A three-million-year-old child's skull uncovered in South Africa has no signs of the kind of soft spot that would be seen in human children with larger brains, a study said Monday.
The findings are the latest contribution to long-running debate over whether the Taung Child fossil may have represented the earliest signs of a fusing skull.
Babies today are born with a number of plates in their skull that are loosely joined, forming soft spots that eventually come together.
Scientists believe we evolved this trait to accommodate our growing brain, which since the age of the Neanderthals has been larger than the brains of earlier human ancestors.
The Taung Child was uncovered 90 years ago in South Africa and some researchers thought the skull showed the first signs of such skull adaptation in a hominid known as Australopithecus africanus, which lived 2.1-3.3 million years ago.

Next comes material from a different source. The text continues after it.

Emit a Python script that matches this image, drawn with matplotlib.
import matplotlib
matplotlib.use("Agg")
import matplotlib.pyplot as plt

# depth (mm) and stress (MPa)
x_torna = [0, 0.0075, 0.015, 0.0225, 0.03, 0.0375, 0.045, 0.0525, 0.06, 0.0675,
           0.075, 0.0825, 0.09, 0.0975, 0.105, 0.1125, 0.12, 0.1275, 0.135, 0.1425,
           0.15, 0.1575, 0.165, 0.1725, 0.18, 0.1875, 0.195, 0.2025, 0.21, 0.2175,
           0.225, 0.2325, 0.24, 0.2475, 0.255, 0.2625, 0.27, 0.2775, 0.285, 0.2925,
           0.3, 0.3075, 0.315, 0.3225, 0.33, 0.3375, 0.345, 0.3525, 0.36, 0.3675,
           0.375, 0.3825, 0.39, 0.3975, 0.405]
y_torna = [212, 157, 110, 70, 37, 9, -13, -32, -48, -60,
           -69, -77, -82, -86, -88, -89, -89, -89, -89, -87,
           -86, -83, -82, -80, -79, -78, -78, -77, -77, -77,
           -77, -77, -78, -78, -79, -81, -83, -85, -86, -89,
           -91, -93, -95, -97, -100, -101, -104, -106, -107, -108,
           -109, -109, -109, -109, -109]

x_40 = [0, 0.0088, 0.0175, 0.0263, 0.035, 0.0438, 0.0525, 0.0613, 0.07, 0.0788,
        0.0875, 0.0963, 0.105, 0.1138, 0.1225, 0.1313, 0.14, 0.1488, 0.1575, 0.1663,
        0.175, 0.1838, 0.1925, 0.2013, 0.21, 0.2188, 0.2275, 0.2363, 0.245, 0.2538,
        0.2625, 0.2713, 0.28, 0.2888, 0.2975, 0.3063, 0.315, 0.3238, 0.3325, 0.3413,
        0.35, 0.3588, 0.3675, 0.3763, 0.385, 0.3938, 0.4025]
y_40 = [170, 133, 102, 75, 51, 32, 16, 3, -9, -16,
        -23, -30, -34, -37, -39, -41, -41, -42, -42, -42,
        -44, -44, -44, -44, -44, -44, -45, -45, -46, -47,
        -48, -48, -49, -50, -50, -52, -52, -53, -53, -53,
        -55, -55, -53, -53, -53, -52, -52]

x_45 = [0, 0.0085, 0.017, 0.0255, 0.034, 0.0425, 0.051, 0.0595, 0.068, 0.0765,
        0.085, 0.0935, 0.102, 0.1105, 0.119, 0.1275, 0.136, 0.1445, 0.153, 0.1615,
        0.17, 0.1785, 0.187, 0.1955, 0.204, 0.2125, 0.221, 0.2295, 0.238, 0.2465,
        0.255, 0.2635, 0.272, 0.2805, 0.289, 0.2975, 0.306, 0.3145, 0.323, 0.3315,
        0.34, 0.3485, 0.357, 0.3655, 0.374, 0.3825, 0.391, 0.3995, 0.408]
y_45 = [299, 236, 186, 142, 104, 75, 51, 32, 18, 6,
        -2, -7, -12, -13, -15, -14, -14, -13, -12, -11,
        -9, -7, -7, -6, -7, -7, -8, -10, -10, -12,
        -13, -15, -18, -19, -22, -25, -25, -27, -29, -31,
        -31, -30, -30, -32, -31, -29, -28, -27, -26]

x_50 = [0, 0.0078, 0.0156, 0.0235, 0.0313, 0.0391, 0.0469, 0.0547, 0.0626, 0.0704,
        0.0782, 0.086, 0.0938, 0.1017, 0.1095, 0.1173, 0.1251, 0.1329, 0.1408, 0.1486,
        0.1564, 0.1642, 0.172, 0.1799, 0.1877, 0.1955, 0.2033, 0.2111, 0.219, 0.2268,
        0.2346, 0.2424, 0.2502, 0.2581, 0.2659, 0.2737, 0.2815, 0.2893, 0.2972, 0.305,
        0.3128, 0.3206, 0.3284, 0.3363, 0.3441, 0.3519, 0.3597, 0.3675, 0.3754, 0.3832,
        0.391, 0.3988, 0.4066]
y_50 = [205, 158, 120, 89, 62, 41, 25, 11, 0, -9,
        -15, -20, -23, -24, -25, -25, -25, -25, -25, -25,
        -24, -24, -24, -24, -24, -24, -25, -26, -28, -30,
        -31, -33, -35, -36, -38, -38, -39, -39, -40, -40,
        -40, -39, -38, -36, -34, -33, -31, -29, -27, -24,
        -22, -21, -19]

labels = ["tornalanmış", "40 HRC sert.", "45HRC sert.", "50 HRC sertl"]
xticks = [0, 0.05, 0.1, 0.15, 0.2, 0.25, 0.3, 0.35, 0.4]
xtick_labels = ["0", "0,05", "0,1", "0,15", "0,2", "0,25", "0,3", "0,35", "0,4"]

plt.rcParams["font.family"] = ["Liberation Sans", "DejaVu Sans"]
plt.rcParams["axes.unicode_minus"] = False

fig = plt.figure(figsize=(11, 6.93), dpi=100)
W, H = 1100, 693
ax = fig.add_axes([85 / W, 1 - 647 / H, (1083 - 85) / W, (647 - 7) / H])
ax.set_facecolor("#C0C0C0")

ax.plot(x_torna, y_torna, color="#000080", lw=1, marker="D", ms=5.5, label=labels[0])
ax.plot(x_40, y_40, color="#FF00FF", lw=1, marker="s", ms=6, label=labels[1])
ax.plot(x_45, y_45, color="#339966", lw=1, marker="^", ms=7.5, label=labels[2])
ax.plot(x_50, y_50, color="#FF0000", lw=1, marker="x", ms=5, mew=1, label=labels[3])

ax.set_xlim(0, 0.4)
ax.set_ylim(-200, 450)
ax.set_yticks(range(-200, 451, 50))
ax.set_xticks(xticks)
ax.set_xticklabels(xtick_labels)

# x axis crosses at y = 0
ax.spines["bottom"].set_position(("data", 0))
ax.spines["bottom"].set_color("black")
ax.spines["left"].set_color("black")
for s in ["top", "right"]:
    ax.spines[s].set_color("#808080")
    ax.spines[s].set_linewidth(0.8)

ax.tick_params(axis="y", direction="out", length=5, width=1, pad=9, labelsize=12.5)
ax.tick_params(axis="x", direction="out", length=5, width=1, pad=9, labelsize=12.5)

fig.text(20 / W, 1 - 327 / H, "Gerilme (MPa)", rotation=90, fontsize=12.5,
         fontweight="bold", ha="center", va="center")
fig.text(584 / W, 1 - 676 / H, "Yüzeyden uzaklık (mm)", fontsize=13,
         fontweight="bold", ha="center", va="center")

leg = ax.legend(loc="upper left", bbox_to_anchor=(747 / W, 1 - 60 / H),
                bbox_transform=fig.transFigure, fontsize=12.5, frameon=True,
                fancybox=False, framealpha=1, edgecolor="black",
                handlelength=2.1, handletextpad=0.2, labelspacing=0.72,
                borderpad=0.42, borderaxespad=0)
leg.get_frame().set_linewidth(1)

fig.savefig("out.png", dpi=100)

For the latest study, researchers at the University of the Witwatersrand, Columbia University and Florida Atlantic University used high-resolution computed tomography to look at each layer of the skull.

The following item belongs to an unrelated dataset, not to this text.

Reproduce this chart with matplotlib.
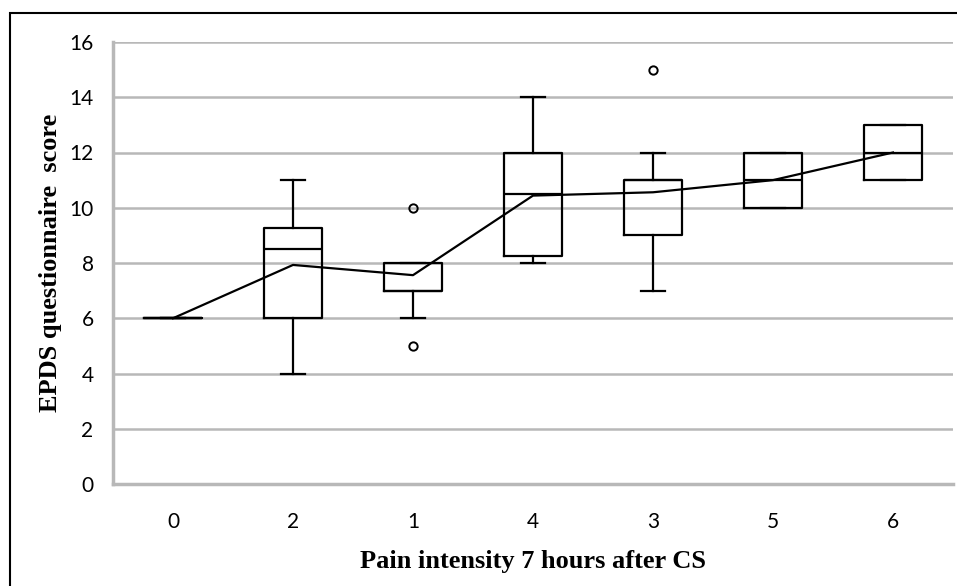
import matplotlib
matplotlib.use("Agg")
import matplotlib.pyplot as plt
from matplotlib.patches import Rectangle

categories = ["0", "2", "1", "4", "3", "5", "6"]
q1 = [6, 6, 7, 8.25, 9, 10, 11]
med = [6, 8.5, 7, 10.5, 11, 11, 12]
q3 = [6, 9.25, 8, 12, 11, 12, 13]
whislo = [6, 4, 6, 8, 7, 10, 11]
whishi = [6, 11, 8, 14, 12, 12, 13]
fliers = [[], [], [5, 10], [], [15], [], []]
means = [6, 7.93, 7.56, 10.44, 10.56, 11.0, 12.0]
yticks = [0, 2, 4, 6, 8, 10, 12, 14, 16]

fig = plt.figure(figsize=(9.57, 5.86), dpi=100)
ax = fig.add_axes([113/957, (586-484)/586, 840/957, 442/586])

stats = []
for i, c in enumerate(categories):
    stats.append(dict(label=c, q1=q1[i], med=med[i], q3=q3[i],
                      whislo=whislo[i], whishi=whishi[i], fliers=fliers[i]))
pos = list(range(len(categories)))
ax.bxp(stats, positions=pos, widths=0.48, showfliers=True,
       boxprops=dict(color="black", linewidth=1.6),
       medianprops=dict(color="black", linewidth=1.6),
       whiskerprops=dict(color="black", linewidth=1.6),
       capprops=dict(color="black", linewidth=1.6),
       capwidths=0.2,
       flierprops=dict(marker="o", markerfacecolor="none", markeredgecolor="black",
                       markersize=6, markeredgewidth=1.4),
       zorder=3)
ax.plot(pos, means, color="black", linewidth=1.6, zorder=4)

ax.set_xlim(-0.5, 6.5)
ax.set_ylim(0, 16)
ax.set_yticks(yticks)
ax.set_xticks(pos)
ax.set_xticklabels(categories)
ax.grid(axis="y", color="#b8b8b8", linewidth=1.8, zorder=0)
ax.set_axisbelow(True)
for s in ["top", "right"]:
    ax.spines[s].set_visible(False)
for s in ["left", "bottom"]:
    ax.spines[s].set_color("#b8b8b8")
    ax.spines[s].set_linewidth(2.5)
ax.tick_params(length=0, labelsize=15)
for lab in ax.get_xticklabels() + ax.get_yticklabels():
    lab.set_family("Lato")
ax.tick_params(axis="x", pad=20)
ax.tick_params(axis="y", pad=14)

ax.set_xlabel("Pain intensity 7 hours after CS", family="Liberation Serif",
              fontweight="bold", fontsize=19, labelpad=13)
ax.set_ylabel("EPDS questionnaire  score", family="Liberation Serif",
              fontweight="bold", fontsize=19, labelpad=5)

fig.patches.append(Rectangle((10/957, -0.05), 1.2, (586-13)/586 + 0.05,
                             transform=fig.transFigure, fill=False,
                             edgecolor="black", linewidth=1.5))

fig.savefig("out.png", dpi=100)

"According to the authors, the results as well as comparisons with the hominin fossil record and chimpanzee variation do not support the hypothesis that the features evolved in A. africanus or early Homo hominins," said the study in the Proceedings of the National Academy of Sciences.
The advanced scans revealed more detail about the edges of what some scientists have believed were skull plates.
"The borders are not as sharp as one would expect" if there had been a soft spot, or anterior fontanelle, it said.
Furthermore, since the child was estimated at three to four years old, an open soft spot "would be extraordinarily rare" and the fossil was "well beyond the age" at which that would typically close, between three and nine months in modern babies.
The Taung Child has long been seen as the first and best example of early hominin brain evolution.